Ontvankelijkheid in hoger beroep bij niet-tijdige indiening

In deze zaak heeft het Gerechtshof Amsterdam op 16 november 2010 uitspraak gedaan in hoger beroep. De appellant, handelende onder de naam Israëlische Grillroom 'Hava Nagilla', was in hoger beroep gekomen van een vonnis van de rechtbank Amsterdam van 7 juli 2010. De rechtbank had in kort geding uitspraak gedaan, en de appellant had de geïntimeerde gedagvaard voor het hof. Bij rolbeslissing van 15 september 2010 werd de appellant in de gelegenheid gesteld om zich uit te laten over de ontvankelijkheid in hoger beroep.

Het hof oordeelde dat het exploot van dagvaarding in hoger beroep niet binnen de wettelijke termijn van vier weken was uitgebracht, zoals voorgeschreven in artikel 339 lid 2 van het Wetboek van Burgerlijke Rechtsvordering (Rv). De appellant stelde dat hij pas op 11 augustus 2010 van het vonnis op de hoogte was, maar het hof oordeelde dat deze omstandigheid niet voldoende was om de overschrijding van de termijn verschoonbaar te achten. Het hof benadrukte het belang van duidelijkheid over de termijnen voor het instellen van hoger beroep en dat er strikt aan deze termijnen moet worden gehouden.

Uiteindelijk verklaarde het hof de appellant niet-ontvankelijk in het hoger beroep en legde de proceskosten van het hoger beroep ten laste van de appellant, aangezien hij als de in het ongelijk gestelde partij werd aangemerkt. De kosten werden begroot op € 263,- voor verschotten en € 894,- voor het salaris van de advocaat, te betalen aan de griffier van het hof.

Uitspraak

GERECHTSHOF AMSTERDAM
MEERVOUDIGE BURGERLIJKE KAMER
ARREST
in de zaak van:
[appellant],
handelende onder de naam
ISRAËLISCHE GRILLROOM ’HAVA NAGILLA’,
wonend te Amsterdam,
APPELLANT,
advocaat: mr. L.C. Kranendonk, te Amsterdam,
t e g e n
[geïntimeerde],
wonend te Amstelveen,
GEÏNTIMEERDE,
advocaat: mr.
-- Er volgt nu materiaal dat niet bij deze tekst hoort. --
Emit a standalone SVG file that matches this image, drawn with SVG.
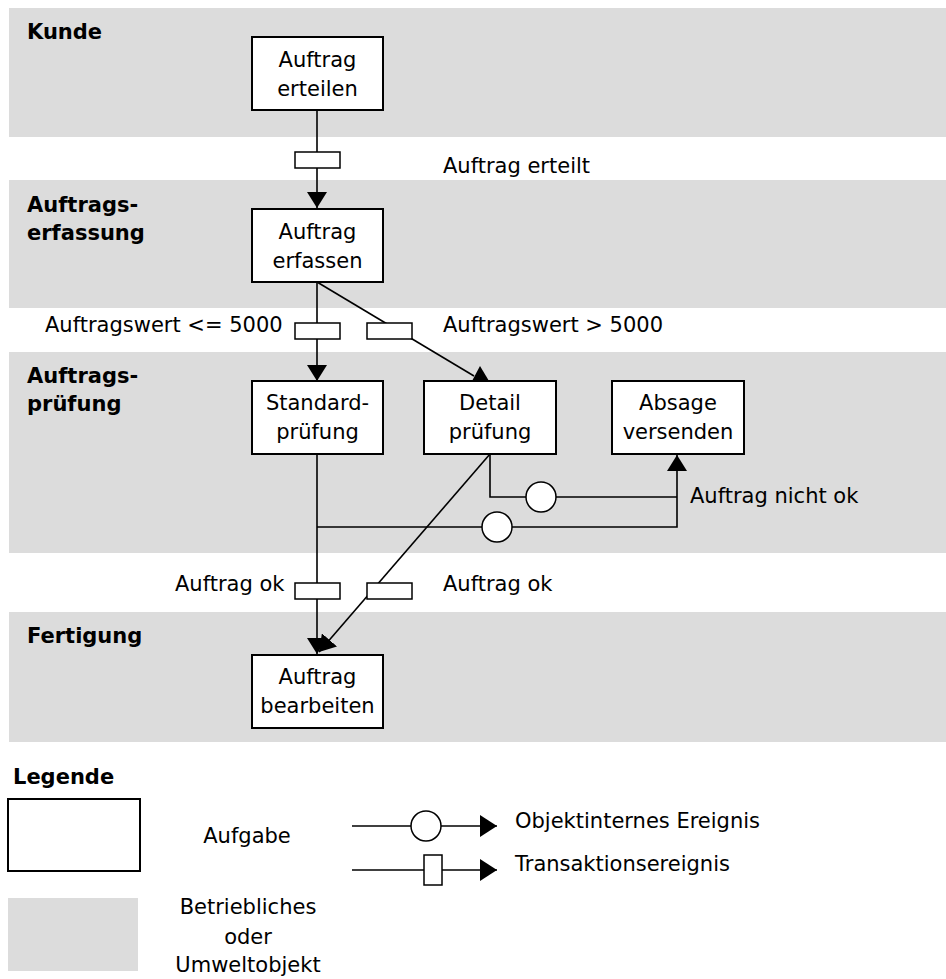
<svg xmlns="http://www.w3.org/2000/svg" width="946" height="979" viewBox="0 0 946 979">
  <style>
    .band { fill: #dcdcdc; }
    .task { fill: #ffffff; stroke: #000000; stroke-width: 2; }
    .ev { fill: #ffffff; stroke: #000000; stroke-width: 1.5; }
    .line { fill: none; stroke: #000000; stroke-width: 1.6; }
    .head { fill: #000000; }
    text { font-family: "DejaVu Sans", "Liberation Sans", sans-serif; font-size: 21px; fill: #000000; }
    .lane { font-weight: bold; }
    .mid { text-anchor: middle; }
  </style>
  <defs>
    <marker id="arrow" viewBox="0 0 16 20" refX="16" refY="10" markerWidth="16" markerHeight="20" markerUnits="userSpaceOnUse" orient="auto">
      <path d="M0,0 L16,10 L0,20 Z" fill="#000000"/>
    </marker>
    <marker id="arrowLg" viewBox="0 0 17 22" refX="17" refY="11" markerWidth="17" markerHeight="22" markerUnits="userSpaceOnUse" orient="auto">
      <path d="M0,0 L17,11 L0,22 Z" fill="#000000"/>
    </marker>
  </defs>

  <!-- organisational units (lanes) -->
  <g id="lane-kunde">
    <rect class="band" x="9" y="8" width="937" height="129"/>
    <text class="lane" x="27" y="39">Kunde</text>
  </g>
  <g id="lane-erfassung">
    <rect class="band" x="9" y="180" width="937" height="128"/>
    <text class="lane" x="27" y="212">Auftrags-</text>
    <text class="lane" x="27" y="240">erfassung</text>
  </g>
  <g id="lane-pruefung">
    <rect class="band" x="9" y="352" width="937" height="201"/>
    <text class="lane" x="27" y="383">Auftrags-</text>
    <text class="lane" x="27" y="411">prüfung</text>
  </g>
  <g id="lane-fertigung">
    <rect class="band" x="9" y="612" width="937" height="130"/>
    <text class="lane" x="27" y="643">Fertigung</text>
  </g>

  <!-- connectors -->
  <g id="connectors">
    <path class="line" d="M317,110 V208" marker-end="url(#arrow)"/>
    <path class="line" d="M317,282 V381" marker-end="url(#arrow)"/>
    <path class="line" d="M317,282 L474,376"/>
    <polygon class="head" points="472,381 489,381 480,366"/>
    <path class="line" d="M317,454 V654" marker-end="url(#arrow)"/>
    <path class="line" d="M490,454 L319,652" marker-end="url(#arrow)"/>
    <path class="line" d="M317,527 H677 V455" marker-end="url(#arrow)"/>
    <path class="line" d="M490,454 V497 H677"/>

    <!-- transaction events -->
    <rect class="ev" x="295" y="152" width="45" height="16"/>
    <rect class="ev" x="295" y="323" width="45" height="16"/>
    <rect class="ev" x="367" y="323" width="45" height="16"/>
    <rect class="ev" x="295" y="583" width="45" height="16"/>
    <rect class="ev" x="367" y="583" width="45" height="16"/>
    <!-- object-internal events -->
    <circle class="ev" cx="541" cy="497" r="15"/>
    <circle class="ev" cx="497" cy="527" r="15"/>
  </g>

  <!-- event labels -->
  <g id="event-labels">
    <text x="443" y="173">Auftrag erteilt</text>
    <text x="45" y="332">Auftragswert &lt;= 5000</text>
    <text x="443" y="332">Auftragswert &gt; 5000</text>
    <text x="690" y="503">Auftrag nicht ok</text>
    <text x="175" y="591">Auftrag ok</text>
    <text x="443" y="591">Auftrag ok</text>
  </g>

  <!-- tasks -->
  <g id="task-auftrag-erteilen">
    <rect class="task" x="252" y="37" width="131" height="73"/>
    <text class="mid" x="317.5" y="67">Auftrag</text>
    <text class="mid" x="317.5" y="96">erteilen</text>
  </g>
  <g id="task-auftrag-erfassen">
    <rect class="task" x="252" y="209" width="131" height="73"/>
    <text class="mid" x="317.5" y="239">Auftrag</text>
    <text class="mid" x="317.5" y="268">erfassen</text>
  </g>
  <g id="task-standardpruefung">
    <rect class="task" x="252" y="381" width="131" height="73"/>
    <text class="mid" x="317.5" y="410">Standard-</text>
    <text class="mid" x="317.5" y="439">prüfung</text>
  </g>
  <g id="task-detailpruefung">
    <rect class="task" x="424" y="381" width="132" height="73"/>
    <text class="mid" x="490" y="410">Detail</text>
    <text class="mid" x="490" y="439">prüfung</text>
  </g>
  <g id="task-absage-versenden">
    <rect class="task" x="612" y="381" width="132" height="73"/>
    <text class="mid" x="678" y="410">Absage</text>
    <text class="mid" x="678" y="439">versenden</text>
  </g>
  <g id="task-auftrag-bearbeiten">
    <rect class="task" x="252" y="655" width="131" height="73"/>
    <text class="mid" x="317.5" y="684">Auftrag</text>
    <text class="mid" x="317.5" y="713">bearbeiten</text>
  </g>

  <!-- legend -->
  <g id="legend">
    <text class="lane" x="13" y="784">Legende</text>
    <rect class="task" x="8" y="799" width="132" height="72"/>
    <text class="mid" x="247" y="843">Aufgabe</text>
    <rect class="band" x="8" y="898" width="130" height="73"/>
    <text class="mid" x="248" y="914">Betriebliches</text>
    <text class="mid" x="248" y="944">oder</text>
    <text class="mid" x="248" y="972">Umweltobjekt</text>

    <path class="line" d="M352,826 H497" marker-end="url(#arrowLg)"/>
    <circle class="ev" cx="426" cy="826" r="15"/>
    <text x="515" y="828">Objektinternes Ereignis</text>

    <path class="line" d="M352,870 H497" marker-end="url(#arrowLg)"/>
    <rect class="ev" x="424" y="855" width="18" height="30"/>
    <text x="515" y="871">Transaktionsereignis</text>
  </g>
</svg>
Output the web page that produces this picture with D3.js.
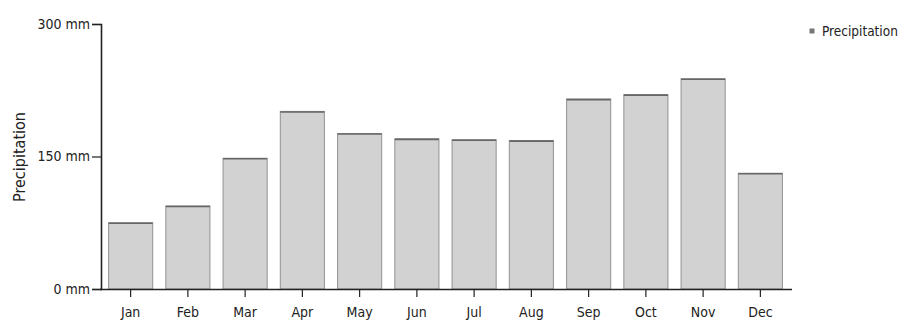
<!DOCTYPE html>
<html>
<head>
<meta charset="utf-8">
<script src="https://cdn.jsdelivr.net/npm/d3@7"></script>
<style>
  html, body { margin: 0; padding: 0; background: #fff; }
  svg { display: block; }
  text { font-family: "DejaVu Sans Condensed", "DejaVu Sans", sans-serif; fill: #222; }
</style>
</head>
<body>
<svg id="chart" width="903" height="320"></svg>
<script>
// Monthly precipitation (mm)
const months = ["Jan", "Feb", "Mar", "Apr", "May", "Jun", "Jul", "Aug", "Sep", "Oct", "Nov", "Dec"];
const precipitation = [75, 94, 148, 201, 176, 170, 169, 168, 215, 220, 238, 131];
const yTicks = [0, 150, 300];
const seriesName = "Precipitation";

const svg = d3.select("#chart");

const x = d3.scaleBand()
  .domain(months)
  .range([102, 789])
  .paddingInner(0.23)
  .paddingOuter(0.115);

const y = d3.scaleLinear()
  .domain([0, 300])
  .range([289, 24]);

const rows = months.map((m, i) => ({ m, v: precipitation[i] }));

// bars
svg.append("g")
  .selectAll("rect")
  .data(rows)
  .join("rect")
  .attr("x", d => x(d.m))
  .attr("y", d => y(d.v))
  .attr("width", x.bandwidth())
  .attr("height", d => y(0) - y(d.v))
  .attr("fill", "#d2d2d2")
  .attr("stroke", "#999")
  .attr("stroke-width", 1.1);

// darker cap on each bar
svg.append("g")
  .selectAll("line")
  .data(rows)
  .join("line")
  .attr("x1", d => x(d.m))
  .attr("x2", d => x(d.m) + x.bandwidth())
  .attr("y1", d => y(d.v) + 0.5)
  .attr("y2", d => y(d.v) + 0.5)
  .attr("stroke", "#666")
  .attr("stroke-width", 1.6);

// y axis
const yAxis = svg.append("g")
  .attr("transform", "translate(101,0)")
  .call(d3.axisLeft(y).tickValues(yTicks).tickFormat(d => d + " mm").tickSizeOuter(0).tickSize(9).tickPadding(2));
yAxis.select(".domain").attr("stroke", "#222").attr("stroke-width", 1.6);
yAxis.selectAll(".tick line").attr("stroke", "#222").attr("stroke-width", 1.2);
yAxis.selectAll(".tick text").style("font-size", "14px").attr("fill", "#222")
  .style("font-family", "'DejaVu Sans Condensed', 'DejaVu Sans', sans-serif");

// x axis
const xAxis = svg.append("g")
  .attr("transform", "translate(0,289)")
  .call(d3.axisBottom(x).tickSizeOuter(0).tickSize(8).tickPadding(10));
xAxis.select(".domain").attr("d", "M100,0.5H792").attr("stroke", "#222").attr("stroke-width", 1.6);
xAxis.selectAll(".tick line").attr("stroke", "#222").attr("stroke-width", 1.2);
xAxis.selectAll(".tick text").style("font-size", "14px").attr("fill", "#222")
  .style("font-family", "'DejaVu Sans Condensed', 'DejaVu Sans', sans-serif");

// y title
svg.append("text")
  .attr("transform", "translate(25,157) rotate(-90)")
  .attr("text-anchor", "middle")
  .style("font-size", "16px")
  .text(seriesName);

// legend
const legend = svg.append("g").attr("transform", "translate(812,31)");
legend.append("rect")
  .attr("x", -2.5).attr("y", -2.5).attr("width", 5).attr("height", 5)
  .attr("fill", "#777");
legend.append("text")
  .attr("x", 10).attr("y", 5)
  .style("font-size", "13.5px")
  .text(seriesName);
</script>
</body>
</html>
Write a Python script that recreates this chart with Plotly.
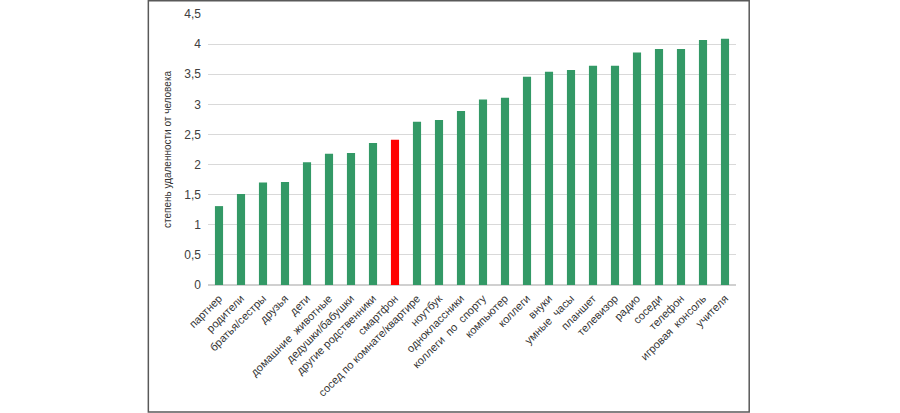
import plotly.graph_objects as go

categories = ["партнер", "родители", "братья/сестры", "друзья", "дети",
              "домашние  животные", "дедушки/бабушки", "другие родственники",
              "смартфон", "сосед по комнате/квартире", "ноутбук", "одноклассники",
              "коллеги  по  спорту", "компьютер", "коллеги", "внуки", "умные  часы",
              "планшет", "телевизор", "радио", "соседи", "телефон",
              "игровая  консоль", "учителя"]
values = [1.31, 1.51, 1.70, 1.71, 2.04, 2.18, 2.19, 2.36, 2.41, 2.71, 2.74, 2.89,
          3.08, 3.11, 3.46, 3.54, 3.57, 3.64, 3.64, 3.86, 3.92, 3.92, 4.07, 4.09]
highlight = "смартфон"
y_title = "степень удаленности от человека"

labels = [c.replace("  ", "\u00a0 ") for c in categories]
colors = ["#ff0000" if c == highlight else "#339966" for c in categories]

fig = go.Figure(go.Bar(x=labels, y=values, marker_color=colors,
                       marker_line_width=0, width=0.37))

fig.update_layout(
    width=900, height=413,
    margin=dict(l=208, r=164, t=14, b=128, autoexpand=False),
    paper_bgcolor="white", plot_bgcolor="white",
    separators=", ",
    font=dict(family="Liberation Sans, Arial, sans-serif", color="#404040"),
    showlegend=False,
)
fig.update_yaxes(range=[0, 4.5], dtick=0.5, showgrid=True, gridcolor="#d9d9d9",
                 gridwidth=1, zeroline=True, zerolinecolor="#d0d0d0",
                 tickfont=dict(size=12, color="#404040"), ticks="",
                 ticklabelstandoff=6, automargin=False,
                 title=dict(text=y_title,
                            font=dict(size=10, color="#333333",
                                      family="Liberation Sans Narrow, Arial Narrow, sans-serif"),
                            standoff=10),
                 showline=False)
fig.update_xaxes(tickangle=-45, tickfont=dict(size=11, color="#333333"),
                 showline=False, ticks="", automargin=False, ticklabelstandoff=4,
                 range=[-0.5, len(categories) - 0.5])

fig.add_shape(type="rect", xref="paper", yref="paper",
              x0=-0.113, x1=1.025, y0=-0.469, y1=1.049,
              line=dict(color="#595959", width=1.5), fillcolor="rgba(0,0,0,0)")

fig.write_html("out.html", config={"displayModeBar": False},
               post_script="document.body.style.margin='0';document.body.style.overflow='hidden';")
A.L. Cohen, te Amstelveen.
1. Het geding in hoger beroep
Bij exploot van 26 augustus 2010 is appellant in hoger beroep gekomen van een vonnis van de ¬rechtbank Amsterdam van 7 juli 2010, in deze zaak onder num¬mer KK 10-646 tussen partijen in kort geding gewezen, met dagvaarding van geïntimeerde voor dit hof.
Bij rolbeslissing van 15 september 2010 is appellant in de gelegenheid gesteld zich bij akte uit te laten over de ontvankelijkheid in hoger beroep.
Appellant heeft een akte genomen.
Geïntimeerde heeft bij akte geantwoord.
Arrest is bepaald op heden.
2. Ontvankelijkheid
2.1 Het exploot van dagvaarding in hoger beroep is niet uitgebracht binnen de in artikel 339 lid 2 Rv voorgeschreven beroepstermijn van vier weken. Dat brengt mee dat appellant niet kan worden ontvangen in het hoger beroep. De door appellant gestelde omstandigheid dat hij eerst op 11 augustus 2010 met het vonnis bekend is geworden, brengt daarin geen verandering. Vaste rechtspraak is dat in het belang van een goede rechtspleging omtrent het tijdstip waarop een termijn voor het instellen van hoger beroep of cassatie aanvangt en eindigt, duidelijkheid dient te bestaan en dat strikt de hand moet worden gehouden aan de termijnen voor het instellen van een rechtsmiddel (HR 24 april 2009, LJN BH3192). Er is onvoldoende zwaarwegende grond om in dit geval de overschrijding van de beroepstermijn verschoonbaar te achten, mede in aanmerking genomen dat onvoldoende is gesteld of gebleken om aan te nemen dat appellant niet eerder van het vonnis kennis had kunnen nemen en, zo dit het geval was, hij bovendien niet onverwijld na 11 augustus 2010 – immers eerst op 26 augustus 2010 – hoger beroep heeft ingesteld.
2.2 De kosten van het hoger beroep komen ten laste van appellant omdat hij is aan te merken als de in het ongelijk gestelde partij.
3. Beslissing
Het hof:
verklaart appellant niet-ontvankelijk in het hoger beroep;
verwijst appellant in de proceskosten van het hoger beroep en begroot die kosten, voor zover tot heden aan de kant van geïntimeerde gevallen, op € 263,- voor verschotten en op
€ 894,- voor salaris van de advocaat, op de voet van artikel 243 Rv te betalen aan de griffier van dit hof.
Dit arrest is gewezen door mrs. W.J.J. Los, R.J.M. Smit en D.J. van der Kwaak en in het openbaar door de rolraadsheer uitgesproken op 16 november 2010.